§ Records:
::::::::
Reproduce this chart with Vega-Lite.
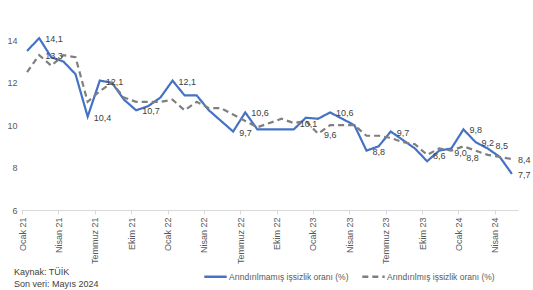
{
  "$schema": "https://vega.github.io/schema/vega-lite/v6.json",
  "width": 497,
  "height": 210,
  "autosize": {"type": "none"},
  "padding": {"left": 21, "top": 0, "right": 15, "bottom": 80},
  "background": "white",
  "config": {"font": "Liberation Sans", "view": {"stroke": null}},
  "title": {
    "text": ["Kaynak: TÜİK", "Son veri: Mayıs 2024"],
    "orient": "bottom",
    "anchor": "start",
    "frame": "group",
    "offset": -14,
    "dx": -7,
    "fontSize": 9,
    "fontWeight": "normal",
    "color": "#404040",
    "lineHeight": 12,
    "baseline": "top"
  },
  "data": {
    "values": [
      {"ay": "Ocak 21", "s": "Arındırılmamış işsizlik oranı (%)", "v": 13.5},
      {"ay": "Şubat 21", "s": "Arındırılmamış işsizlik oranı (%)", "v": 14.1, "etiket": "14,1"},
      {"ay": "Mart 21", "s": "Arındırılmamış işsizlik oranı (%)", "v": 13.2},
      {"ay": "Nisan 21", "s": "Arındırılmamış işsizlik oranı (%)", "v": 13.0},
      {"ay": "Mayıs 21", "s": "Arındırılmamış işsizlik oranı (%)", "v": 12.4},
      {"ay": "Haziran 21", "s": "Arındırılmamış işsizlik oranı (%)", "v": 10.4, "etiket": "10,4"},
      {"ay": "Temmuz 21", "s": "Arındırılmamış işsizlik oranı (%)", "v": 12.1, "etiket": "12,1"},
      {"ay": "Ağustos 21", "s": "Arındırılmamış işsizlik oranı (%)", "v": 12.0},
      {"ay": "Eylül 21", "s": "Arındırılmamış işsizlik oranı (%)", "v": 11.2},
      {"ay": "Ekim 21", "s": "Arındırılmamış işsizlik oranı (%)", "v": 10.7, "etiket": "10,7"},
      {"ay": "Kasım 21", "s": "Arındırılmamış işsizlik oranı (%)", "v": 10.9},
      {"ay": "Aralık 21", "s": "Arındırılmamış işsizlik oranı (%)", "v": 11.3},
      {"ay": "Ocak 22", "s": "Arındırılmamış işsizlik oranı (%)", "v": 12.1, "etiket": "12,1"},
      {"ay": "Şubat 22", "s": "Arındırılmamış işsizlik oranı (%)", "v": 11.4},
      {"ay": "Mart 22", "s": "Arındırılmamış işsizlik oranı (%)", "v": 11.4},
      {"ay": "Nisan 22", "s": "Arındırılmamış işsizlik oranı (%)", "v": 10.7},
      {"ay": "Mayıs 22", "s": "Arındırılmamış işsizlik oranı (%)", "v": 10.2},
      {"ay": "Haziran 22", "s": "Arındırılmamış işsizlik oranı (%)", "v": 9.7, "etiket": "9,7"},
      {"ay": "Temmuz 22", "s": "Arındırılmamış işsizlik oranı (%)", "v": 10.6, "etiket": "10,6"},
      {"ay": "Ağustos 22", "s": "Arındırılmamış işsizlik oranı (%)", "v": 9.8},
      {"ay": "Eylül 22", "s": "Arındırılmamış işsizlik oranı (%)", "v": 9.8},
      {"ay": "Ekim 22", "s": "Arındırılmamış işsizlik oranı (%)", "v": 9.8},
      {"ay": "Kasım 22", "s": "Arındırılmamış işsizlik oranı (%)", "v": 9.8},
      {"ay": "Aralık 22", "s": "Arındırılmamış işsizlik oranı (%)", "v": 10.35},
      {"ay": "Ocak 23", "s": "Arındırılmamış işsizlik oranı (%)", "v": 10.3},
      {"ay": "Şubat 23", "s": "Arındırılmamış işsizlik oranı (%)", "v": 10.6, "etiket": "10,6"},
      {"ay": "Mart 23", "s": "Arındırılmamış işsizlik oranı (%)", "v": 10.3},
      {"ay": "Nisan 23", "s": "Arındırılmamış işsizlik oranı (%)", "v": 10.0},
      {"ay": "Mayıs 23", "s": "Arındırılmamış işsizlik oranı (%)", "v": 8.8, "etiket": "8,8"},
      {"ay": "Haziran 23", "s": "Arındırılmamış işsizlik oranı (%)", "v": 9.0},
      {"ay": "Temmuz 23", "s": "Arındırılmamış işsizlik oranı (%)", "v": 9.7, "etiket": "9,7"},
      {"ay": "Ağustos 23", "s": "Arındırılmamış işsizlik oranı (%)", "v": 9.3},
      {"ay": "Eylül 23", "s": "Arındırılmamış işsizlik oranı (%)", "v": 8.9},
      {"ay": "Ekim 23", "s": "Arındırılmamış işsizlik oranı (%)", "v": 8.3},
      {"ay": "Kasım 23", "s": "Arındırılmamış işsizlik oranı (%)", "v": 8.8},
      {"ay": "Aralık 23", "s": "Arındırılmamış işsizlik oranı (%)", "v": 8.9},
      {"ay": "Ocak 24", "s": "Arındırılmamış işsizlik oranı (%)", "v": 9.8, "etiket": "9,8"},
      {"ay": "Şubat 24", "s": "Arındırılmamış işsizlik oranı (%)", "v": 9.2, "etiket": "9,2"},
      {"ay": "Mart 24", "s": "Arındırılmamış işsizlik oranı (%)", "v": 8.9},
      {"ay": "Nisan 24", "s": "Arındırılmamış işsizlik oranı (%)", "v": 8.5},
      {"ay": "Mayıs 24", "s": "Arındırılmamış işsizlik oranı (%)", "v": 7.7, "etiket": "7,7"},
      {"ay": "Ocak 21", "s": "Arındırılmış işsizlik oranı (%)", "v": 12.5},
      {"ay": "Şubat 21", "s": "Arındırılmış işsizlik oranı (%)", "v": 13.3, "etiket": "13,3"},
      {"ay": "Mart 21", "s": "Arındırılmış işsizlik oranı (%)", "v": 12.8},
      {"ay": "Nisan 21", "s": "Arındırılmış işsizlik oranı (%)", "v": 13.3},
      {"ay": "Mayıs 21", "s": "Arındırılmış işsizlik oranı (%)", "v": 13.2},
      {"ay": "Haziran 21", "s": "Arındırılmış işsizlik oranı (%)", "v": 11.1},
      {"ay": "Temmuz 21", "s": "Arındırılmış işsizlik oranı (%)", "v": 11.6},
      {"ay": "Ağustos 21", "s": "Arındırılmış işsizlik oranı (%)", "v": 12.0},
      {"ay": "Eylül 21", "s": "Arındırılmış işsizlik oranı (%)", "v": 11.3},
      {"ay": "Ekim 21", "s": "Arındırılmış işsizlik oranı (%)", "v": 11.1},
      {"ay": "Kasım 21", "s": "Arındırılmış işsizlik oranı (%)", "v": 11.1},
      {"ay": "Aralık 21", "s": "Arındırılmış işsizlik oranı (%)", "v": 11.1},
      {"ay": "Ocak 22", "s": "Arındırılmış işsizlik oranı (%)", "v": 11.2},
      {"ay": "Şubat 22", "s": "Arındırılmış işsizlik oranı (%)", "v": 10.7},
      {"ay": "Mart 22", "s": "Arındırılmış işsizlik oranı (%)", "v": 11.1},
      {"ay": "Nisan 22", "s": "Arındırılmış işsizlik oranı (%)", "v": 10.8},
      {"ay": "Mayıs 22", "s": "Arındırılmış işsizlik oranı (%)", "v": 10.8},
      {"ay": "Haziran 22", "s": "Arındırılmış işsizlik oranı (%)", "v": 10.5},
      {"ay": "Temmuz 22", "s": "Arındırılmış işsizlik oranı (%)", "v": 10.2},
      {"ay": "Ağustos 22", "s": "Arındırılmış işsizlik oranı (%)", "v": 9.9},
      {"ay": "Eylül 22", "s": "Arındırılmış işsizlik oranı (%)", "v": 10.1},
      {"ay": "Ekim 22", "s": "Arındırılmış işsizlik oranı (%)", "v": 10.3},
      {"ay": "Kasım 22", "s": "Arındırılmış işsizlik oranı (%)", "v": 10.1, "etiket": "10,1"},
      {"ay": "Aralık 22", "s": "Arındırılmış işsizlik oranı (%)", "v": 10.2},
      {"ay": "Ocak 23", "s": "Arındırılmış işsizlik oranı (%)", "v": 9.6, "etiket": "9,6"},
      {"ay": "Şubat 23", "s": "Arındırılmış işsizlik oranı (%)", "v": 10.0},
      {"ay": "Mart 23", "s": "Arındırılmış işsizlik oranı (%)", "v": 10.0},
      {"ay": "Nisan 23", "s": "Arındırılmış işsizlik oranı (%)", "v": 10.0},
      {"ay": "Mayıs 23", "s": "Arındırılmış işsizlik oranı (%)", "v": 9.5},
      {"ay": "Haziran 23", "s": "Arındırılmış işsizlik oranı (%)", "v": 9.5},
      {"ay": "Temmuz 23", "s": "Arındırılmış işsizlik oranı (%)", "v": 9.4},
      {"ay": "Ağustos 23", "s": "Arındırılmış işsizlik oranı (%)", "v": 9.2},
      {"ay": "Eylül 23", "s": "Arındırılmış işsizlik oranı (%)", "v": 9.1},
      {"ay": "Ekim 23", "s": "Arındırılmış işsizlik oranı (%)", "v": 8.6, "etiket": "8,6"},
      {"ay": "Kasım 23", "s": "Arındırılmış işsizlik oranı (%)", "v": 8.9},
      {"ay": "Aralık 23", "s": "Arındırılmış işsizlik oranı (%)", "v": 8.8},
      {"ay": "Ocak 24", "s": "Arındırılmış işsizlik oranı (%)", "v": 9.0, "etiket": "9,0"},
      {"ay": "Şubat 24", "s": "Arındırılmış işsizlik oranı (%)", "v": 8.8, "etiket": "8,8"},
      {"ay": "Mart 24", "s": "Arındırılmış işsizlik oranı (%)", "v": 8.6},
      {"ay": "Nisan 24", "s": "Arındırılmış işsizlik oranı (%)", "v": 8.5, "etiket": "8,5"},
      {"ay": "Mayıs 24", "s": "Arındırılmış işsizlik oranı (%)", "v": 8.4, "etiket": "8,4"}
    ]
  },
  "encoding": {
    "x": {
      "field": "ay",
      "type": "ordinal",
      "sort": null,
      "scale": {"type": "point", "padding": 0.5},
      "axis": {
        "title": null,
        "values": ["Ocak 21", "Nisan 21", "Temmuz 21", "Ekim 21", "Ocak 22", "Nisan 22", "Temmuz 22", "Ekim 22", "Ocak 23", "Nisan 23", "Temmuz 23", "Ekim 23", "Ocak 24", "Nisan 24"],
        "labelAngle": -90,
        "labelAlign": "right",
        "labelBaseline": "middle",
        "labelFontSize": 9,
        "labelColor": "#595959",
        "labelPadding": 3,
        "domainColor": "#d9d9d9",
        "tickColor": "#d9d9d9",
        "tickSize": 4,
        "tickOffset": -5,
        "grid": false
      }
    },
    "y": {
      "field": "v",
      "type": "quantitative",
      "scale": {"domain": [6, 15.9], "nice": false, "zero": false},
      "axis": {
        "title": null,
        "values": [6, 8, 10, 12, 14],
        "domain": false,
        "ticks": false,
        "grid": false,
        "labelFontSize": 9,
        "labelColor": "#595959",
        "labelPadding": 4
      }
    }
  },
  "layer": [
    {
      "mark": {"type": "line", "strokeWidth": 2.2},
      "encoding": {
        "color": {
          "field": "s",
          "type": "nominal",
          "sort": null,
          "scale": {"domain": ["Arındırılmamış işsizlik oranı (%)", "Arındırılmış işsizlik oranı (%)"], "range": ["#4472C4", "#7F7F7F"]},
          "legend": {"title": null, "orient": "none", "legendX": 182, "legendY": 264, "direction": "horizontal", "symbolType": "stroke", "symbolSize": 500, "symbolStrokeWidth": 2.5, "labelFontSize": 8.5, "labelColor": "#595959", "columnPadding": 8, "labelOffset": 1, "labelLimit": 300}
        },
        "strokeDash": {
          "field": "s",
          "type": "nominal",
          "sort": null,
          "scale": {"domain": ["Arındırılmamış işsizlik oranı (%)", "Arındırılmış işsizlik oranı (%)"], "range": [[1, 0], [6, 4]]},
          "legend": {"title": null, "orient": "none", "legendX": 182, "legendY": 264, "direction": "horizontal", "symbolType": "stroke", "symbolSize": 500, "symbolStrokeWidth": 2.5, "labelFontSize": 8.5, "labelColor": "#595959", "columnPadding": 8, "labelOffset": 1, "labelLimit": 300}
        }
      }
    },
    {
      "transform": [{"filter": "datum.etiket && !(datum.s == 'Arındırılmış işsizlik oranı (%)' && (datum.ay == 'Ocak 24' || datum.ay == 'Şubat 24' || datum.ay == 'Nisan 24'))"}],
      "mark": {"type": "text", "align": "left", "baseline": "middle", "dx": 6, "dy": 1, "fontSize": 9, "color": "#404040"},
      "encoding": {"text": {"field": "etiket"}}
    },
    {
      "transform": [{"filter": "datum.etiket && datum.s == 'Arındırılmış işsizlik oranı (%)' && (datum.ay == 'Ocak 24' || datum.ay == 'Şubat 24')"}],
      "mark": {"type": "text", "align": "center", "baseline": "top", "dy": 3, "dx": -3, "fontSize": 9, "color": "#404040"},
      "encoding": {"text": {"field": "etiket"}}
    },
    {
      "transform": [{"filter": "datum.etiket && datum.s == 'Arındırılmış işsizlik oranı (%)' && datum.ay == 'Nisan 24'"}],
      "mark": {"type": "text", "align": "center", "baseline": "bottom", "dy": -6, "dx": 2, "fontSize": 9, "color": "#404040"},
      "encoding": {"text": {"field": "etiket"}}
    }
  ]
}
::::::::
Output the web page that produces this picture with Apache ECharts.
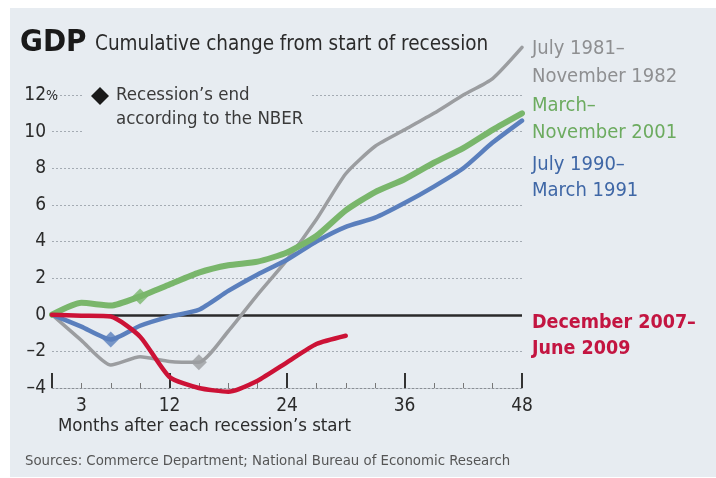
::::::::
§ To do: Say how many lines in the records above hold "this", and give no other text.

§ Solved exercise: 2